Problem description. Repeat every line exactly, keeping the pictures out of the copy.

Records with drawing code
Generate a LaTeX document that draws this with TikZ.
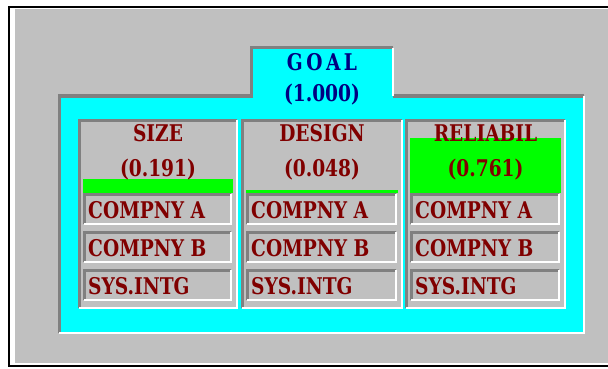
\documentclass[tikz,border=0pt]{standalone}
\usepackage{fontspec}
\newfontfamily\panelfont{DejaVu Serif Condensed}
\usepackage{xcolor}
\usepackage{graphicx}
\usetikzlibrary{positioning}
\definecolor{wingray}{RGB}{192,192,192}
\definecolor{windark}{RGB}{128,128,128}
\definecolor{wincyan}{RGB}{0,255,255}
\definecolor{wingreen}{RGB}{0,255,0}
\definecolor{txtred}{RGB}{128,0,0}
\definecolor{txtnavy}{RGB}{0,0,128}
\newcommand\panelnarrow[1]{\scalebox{0.9}[1]{#1}}

\begin{document}
\begin{tikzpicture}[
  x=1pt, y=-1pt,
  shade line/.style={draw=windark, line width=3pt},
  light line/.style={draw=white, line width=2.5pt},
  frame line/.style={draw=black, line width=2.5pt},
  label/.style={inner sep=0pt, font=\panelfont\bfseries\fontsize{23}{23}\selectfont, text=txtred},
  goal/.style={label, text=txtnavy},
  alt/.style={label, anchor=west}
]
  \useasboundingbox (0,0) rectangle (608,369);
  % window background
  \fill[white] (0,0) rectangle (608,369);
  \fill[wingray] (15,9) rectangle (608,363);
  \draw[frame line] (608,7) -- (9,7) -- (9,366) -- (608,366);

  % cyan goal panel
  \fill[wincyan] (59,96) -- (251,96) -- (251,48) -- (393,48) -- (393,96)
    -- (584,96) -- (584,333) -- (59,333) -- cycle;
  \draw[shade line] (59,333) -- (59,96) -- (251,96) -- (251,48) -- (393,48);
  \draw[shade line] (393,96) -- (584,96);
  \draw[light line] (393,48) -- (393,96);
  \draw[light line] (584,96) -- (584,333) -- (59,333);
  \node[goal] (goal-title) at (322,62) {\panelnarrow{G\,O\,A\,L}};
  \node[goal] (goal-val) at (322,95) {\panelnarrow{(1.000)}};

  % criteria columns
  \foreach \name/\val/\xa/\xb/\lab in {size/0.191/79/237/SIZE,
      design/0.048/242/402/DESIGN, reliabil/0.761/406/565/RELIABIL} {
    \fill[wingray] (\xa,120) rectangle (\xb,308);
    \fill[wingreen] (\xa+4,193) rectangle (\xb-4,{193-72*\val});
    \draw[shade line] (\xa,308) -- (\xa,120) -- (\xb,120);
    \draw[light line] (\xb,120) -- (\xb,308) -- (\xa,308);
    \node[label] (\name-title) at ({(\xa+\xb)/2},133) {\panelnarrow{\lab}};
    \node[label] (\name-val) at ({(\xa+\xb)/2},170) {\panelnarrow{(\val)}};
    % alternatives
    \foreach \alt/\ya [count=\j] in {COMPNY A/194, COMPNY B/232, SYS.INTG/270} {
      \draw[shade line] (\xa+5,\ya+30) -- (\xa+5,\ya) -- (\xb-6,\ya);
      \draw[light line] (\xb-6,\ya) -- (\xb-6,\ya+30) -- (\xa+5,\ya+30);
      \node[alt] (\name-alt\j) at (\xa+9,\ya+16) {\panelnarrow{\alt}};
    }
  }
\end{tikzpicture}
\end{document}
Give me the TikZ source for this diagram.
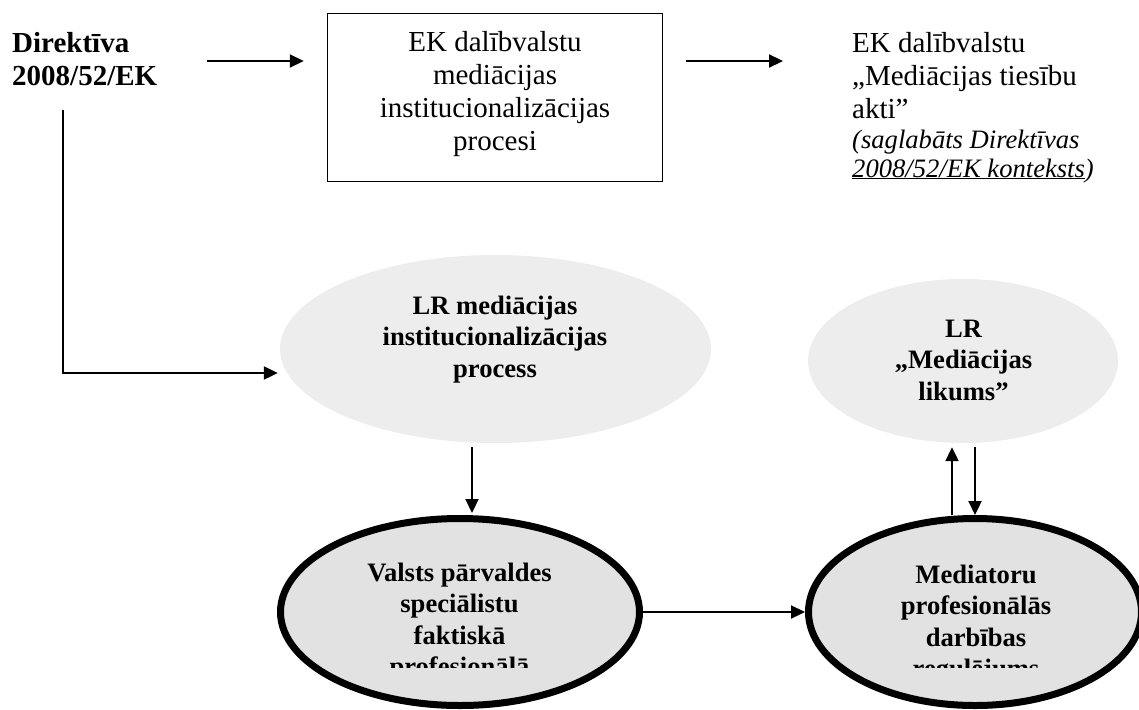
\documentclass[tikz,border=0pt]{standalone}
\usepackage{fontspec}
\setmainfont{Liberation Serif}
\usetikzlibrary{arrows.meta,shapes.geometric}
\definecolor{softfill}{HTML}{EDEDED}
\definecolor{ringfill}{HTML}{E2E2E2}
\begin{document}
\begin{tikzpicture}[x=1pt,y=-1pt,
  arr/.style={line width=2.2pt,-{Triangle[length=14pt,width=13pt]}},
  plain/.style={font=\fontsize{29}{33}\selectfont, inner sep=0pt, anchor=base},
  strong/.style={font=\fontsize{26.6}{31.5}\selectfont\bfseries, inner sep=0pt, anchor=base, align=center},
  soft/.style={ellipse, fill=softfill, inner sep=0pt},
  ring/.style={ellipse, fill=ringfill, draw, line width=7pt, inner sep=0pt},
]
\useasboundingbox (0,0) rectangle (1139,709);

% top row: directive, member-state processes, member-state acts
% (multi-line text nodes are placed by the baseline of their last line)
\node[anchor=base west, align=left, inner sep=0pt,
      font=\fontsize{29}{33}\selectfont\bfseries] (dir) at (12,85) {Direktīva\\2008/52/EK};
\node[draw, line width=1.5pt, minimum width=335pt, minimum height=168pt, inner sep=0pt] (box) at (495,97.5) {};
\node[plain, align=center] (boxtext) at (495,150) {EK dalībvalstu\\mediācijas\\institucionalizācijas\\procesi};
\node[plain, anchor=base west, align=left] (dest) at (852,118) {EK dalībvalstu\\„Mediācijas tiesību\\akti”};
\node[anchor=base west, align=left, inner sep=0pt,
      font=\fontsize{26.6}{29}\selectfont\itshape] (destnote) at (852,177) {(saglabāts Direktīvas\\\underline{2008/52/EK konteksts})};

% Latvian side
\node[soft, minimum width=431pt, minimum height=188pt] (e1) at (495.5,349) {};
\node[strong] (e1text) at (495,377) {LR mediācijas\\institucionalizācijas\\process};
\node[soft, minimum width=310pt, minimum height=164pt] (e2) at (963,361) {};
\node[strong] (e2text) at (963.5,400) {LR\\„Mediācijas\\likums”};
\node[ring, minimum width=359pt, minimum height=187pt] (e3) at (460,612) {};
\node[ring, minimum width=333pt, minimum height=187pt] (e4) at (975,612) {};
\begin{scope}
  \clip (0,515) rectangle (1139,667);
  \node[strong] (e3text) at (459.5,675.5) {Valsts pārvaldes\\speciālistu\\faktiskā\\profesionālā};
  \node[strong] (e4text) at (976,677.5) {Mediatoru\\profesionālās\\darbības\\regulējums};
\end{scope}

% connectors
\coordinate (d1) at (207,61);
\draw[arr, shorten >=23pt] (d1) -- (d1 -| box.west);
\draw[arr, shorten <=23pt, shorten >=69pt] (box.east |- d1) -- (dest.west |- d1);
\coordinate (d2) at (63,110);
\coordinate (d3) at (0,373);
\draw[arr, shorten >=2pt] (d2) |- (e1.west |- d3);
\coordinate (xa) at (472,0);
\draw[arr, shorten <=4pt, shorten >=2pt] (e1.south -| xa) -- (e3.north -| xa);
\draw[arr] (e3.east) -- (e4.west);
\coordinate (xup) at (952,0);
\coordinate (xdn) at (975,0);
\draw[arr, shorten >=4pt] (e4.north -| xup) -- (e2.south -| xup);
\draw[arr, shorten <=4pt] (e2.south -| xdn) -- (e4.north -| xdn);
\end{tikzpicture}
\end{document}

Problem solution.
Generate a LaTeX document that draws this with TikZ.
\documentclass[tikz,border=0pt]{standalone}
\usepackage{fontspec}
\newfontfamily\panelfont{DejaVu Serif Condensed}
\usepackage{xcolor}
\usepackage{graphicx}
\usetikzlibrary{positioning}
\definecolor{wingray}{RGB}{192,192,192}
\definecolor{windark}{RGB}{128,128,128}
\definecolor{wincyan}{RGB}{0,255,255}
\definecolor{wingreen}{RGB}{0,255,0}
\definecolor{txtred}{RGB}{128,0,0}
\definecolor{txtnavy}{RGB}{0,0,128}
\newcommand\panelnarrow[1]{\scalebox{0.9}[1]{#1}}

\begin{document}
\begin{tikzpicture}[
  x=1pt, y=-1pt,
  shade line/.style={draw=windark, line width=3pt},
  light line/.style={draw=white, line width=2.5pt},
  frame line/.style={draw=black, line width=2.5pt},
  label/.style={inner sep=0pt, font=\panelfont\bfseries\fontsize{23}{23}\selectfont, text=txtred},
  goal/.style={label, text=txtnavy},
  alt/.style={label, anchor=west}
]
  \useasboundingbox (0,0) rectangle (608,369);
  % window background
  \fill[white] (0,0) rectangle (608,369);
  \fill[wingray] (15,9) rectangle (608,363);
  \draw[frame line] (608,7) -- (9,7) -- (9,366) -- (608,366);

  % cyan goal panel
  \fill[wincyan] (59,96) -- (251,96) -- (251,48) -- (393,48) -- (393,96)
    -- (584,96) -- (584,333) -- (59,333) -- cycle;
  \draw[shade line] (59,333) -- (59,96) -- (251,96) -- (251,48) -- (393,48);
  \draw[shade line] (393,96) -- (584,96);
  \draw[light line] (393,48) -- (393,96);
  \draw[light line] (584,96) -- (584,333) -- (59,333);
  \node[goal] (goal-title) at (322,62) {\panelnarrow{G\,O\,A\,L}};
  \node[goal] (goal-val) at (322,95) {\panelnarrow{(1.000)}};

  % criteria columns
  \foreach \name/\val/\xa/\xb/\lab in {size/0.191/79/237/SIZE,
      design/0.048/242/402/DESIGN, reliabil/0.761/406/565/RELIABIL} {
    \fill[wingray] (\xa,120) rectangle (\xb,308);
    \fill[wingreen] (\xa+4,193) rectangle (\xb-4,{193-72*\val});
    \draw[shade line] (\xa,308) -- (\xa,120) -- (\xb,120);
    \draw[light line] (\xb,120) -- (\xb,308) -- (\xa,308);
    \node[label] (\name-title) at ({(\xa+\xb)/2},133) {\panelnarrow{\lab}};
    \node[label] (\name-val) at ({(\xa+\xb)/2},170) {\panelnarrow{(\val)}};
    % alternatives
    \foreach \alt/\ya [count=\j] in {COMPNY A/194, COMPNY B/232, SYS.INTG/270} {
      \draw[shade line] (\xa+5,\ya+30) -- (\xa+5,\ya) -- (\xb-6,\ya);
      \draw[light line] (\xb-6,\ya) -- (\xb-6,\ya+30) -- (\xa+5,\ya+30);
      \node[alt] (\name-alt\j) at (\xa+9,\ya+16) {\panelnarrow{\alt}};
    }
  }
\end{tikzpicture}
\end{document}
Give me the TikZ source for this diagram.
\documentclass[tikz,border=0pt]{standalone}
\usepackage{fontspec}
\setmainfont{Liberation Serif}
\usetikzlibrary{arrows.meta,shapes.geometric}
\definecolor{softfill}{HTML}{EDEDED}
\definecolor{ringfill}{HTML}{E2E2E2}
\begin{document}
\begin{tikzpicture}[x=1pt,y=-1pt,
  arr/.style={line width=2.2pt,-{Triangle[length=14pt,width=13pt]}},
  plain/.style={font=\fontsize{29}{33}\selectfont, inner sep=0pt, anchor=base},
  strong/.style={font=\fontsize{26.6}{31.5}\selectfont\bfseries, inner sep=0pt, anchor=base, align=center},
  soft/.style={ellipse, fill=softfill, inner sep=0pt},
  ring/.style={ellipse, fill=ringfill, draw, line width=7pt, inner sep=0pt},
]
\useasboundingbox (0,0) rectangle (1139,709);

% top row: directive, member-state processes, member-state acts
% (multi-line text nodes are placed by the baseline of their last line)
\node[anchor=base west, align=left, inner sep=0pt,
      font=\fontsize{29}{33}\selectfont\bfseries] (dir) at (12,85) {Direktīva\\2008/52/EK};
\node[draw, line width=1.5pt, minimum width=335pt, minimum height=168pt, inner sep=0pt] (box) at (495,97.5) {};
\node[plain, align=center] (boxtext) at (495,150) {EK dalībvalstu\\mediācijas\\institucionalizācijas\\procesi};
\node[plain, anchor=base west, align=left] (dest) at (852,118) {EK dalībvalstu\\„Mediācijas tiesību\\akti”};
\node[anchor=base west, align=left, inner sep=0pt,
      font=\fontsize{26.6}{29}\selectfont\itshape] (destnote) at (852,177) {(saglabāts Direktīvas\\\underline{2008/52/EK konteksts})};

% Latvian side
\node[soft, minimum width=431pt, minimum height=188pt] (e1) at (495.5,349) {};
\node[strong] (e1text) at (495,377) {LR mediācijas\\institucionalizācijas\\process};
\node[soft, minimum width=310pt, minimum height=164pt] (e2) at (963,361) {};
\node[strong] (e2text) at (963.5,400) {LR\\„Mediācijas\\likums”};
\node[ring, minimum width=359pt, minimum height=187pt] (e3) at (460,612) {};
\node[ring, minimum width=333pt, minimum height=187pt] (e4) at (975,612) {};
\begin{scope}
  \clip (0,515) rectangle (1139,667);
  \node[strong] (e3text) at (459.5,675.5) {Valsts pārvaldes\\speciālistu\\faktiskā\\profesionālā};
  \node[strong] (e4text) at (976,677.5) {Mediatoru\\profesionālās\\darbības\\regulējums};
\end{scope}

% connectors
\coordinate (d1) at (207,61);
\draw[arr, shorten >=23pt] (d1) -- (d1 -| box.west);
\draw[arr, shorten <=23pt, shorten >=69pt] (box.east |- d1) -- (dest.west |- d1);
\coordinate (d2) at (63,110);
\coordinate (d3) at (0,373);
\draw[arr, shorten >=2pt] (d2) |- (e1.west |- d3);
\coordinate (xa) at (472,0);
\draw[arr, shorten <=4pt, shorten >=2pt] (e1.south -| xa) -- (e3.north -| xa);
\draw[arr] (e3.east) -- (e4.west);
\coordinate (xup) at (952,0);
\coordinate (xdn) at (975,0);
\draw[arr, shorten >=4pt] (e4.north -| xup) -- (e2.south -| xup);
\draw[arr, shorten <=4pt] (e2.south -| xdn) -- (e4.north -| xdn);
\end{tikzpicture}
\end{document}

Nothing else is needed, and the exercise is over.